How InnoDB Indexes Work: From Data Pages to B+ Trees
This article explains how InnoDB stores data pages, builds page directories, and uses B+‑tree indexes—including clustered, secondary, and composite indexes—to enable fast record lookup, while also covering MyISAM indexing differences and the SQL statements for creating and dropping indexes.
Search Without an Index
Before introducing indexes, we need to understand how records are found when no index exists. For simplicity we discuss only exact‑match conditions (WHERE column = value).
SELECT [column_list] FROM table_name WHERE column_name = xxx;Search Within a Single Page
If the table contains few rows that fit into one page, there are two cases:
Using the primary key as the search condition The page directory allows a binary search to locate the slot, then the records in that slot are scanned to find the target row.
Using a non‑primary‑key column Because the page directory does not contain non‑primary‑key columns, the engine must traverse the single‑linked list of records sequentially, which is very inefficient.
Search Across Many Pages
When a table stores many rows across multiple pages, the search consists of two steps:
Locate the page that may contain the record.
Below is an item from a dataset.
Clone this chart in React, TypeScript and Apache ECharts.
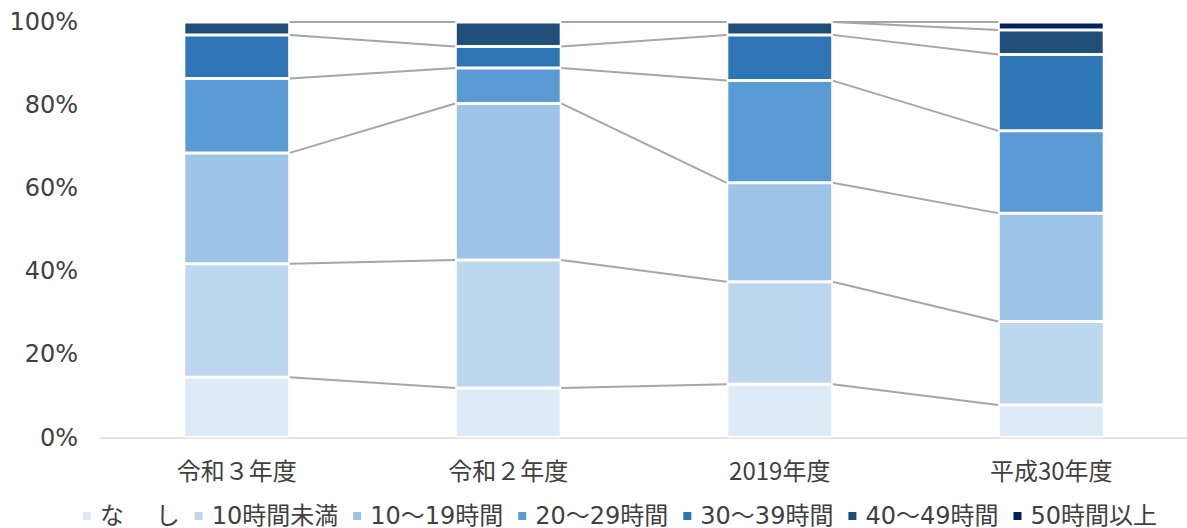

Search within that page using the method described above.
Since we cannot quickly locate the correct page, we must walk the double‑linked list of pages from the first page, applying the same intra‑page search at each step. Scanning all pages is extremely slow for large tables.
Index
To avoid scanning all pages, we build a directory for pages—an index. Each directory entry contains the smallest primary‑key value in the page (key) and the page number (page_no). The directory entries themselves are stored in data pages, reusing the same page format as user records but with a different record_type value.
Creating a Sample Table
mysql> CREATE TABLE index_demo(
c1 INT,
c2 INT,
c3 CHAR(1),
PRIMARY KEY(c1)
) ROW_FORMAT=Compact;The table has two INT columns and one CHAR(1) column, with c1 as the primary key.
Simplified Row Diagram
Only the following parts of a record are shown:
record_type : 0 = ordinary record, 1 = directory entry, 2 = minimum record, 3 = maximum record.
next_type : offset to the next record (illustrated with arrows).
Column values : c1 (orange), c2 (blue), c3 (red).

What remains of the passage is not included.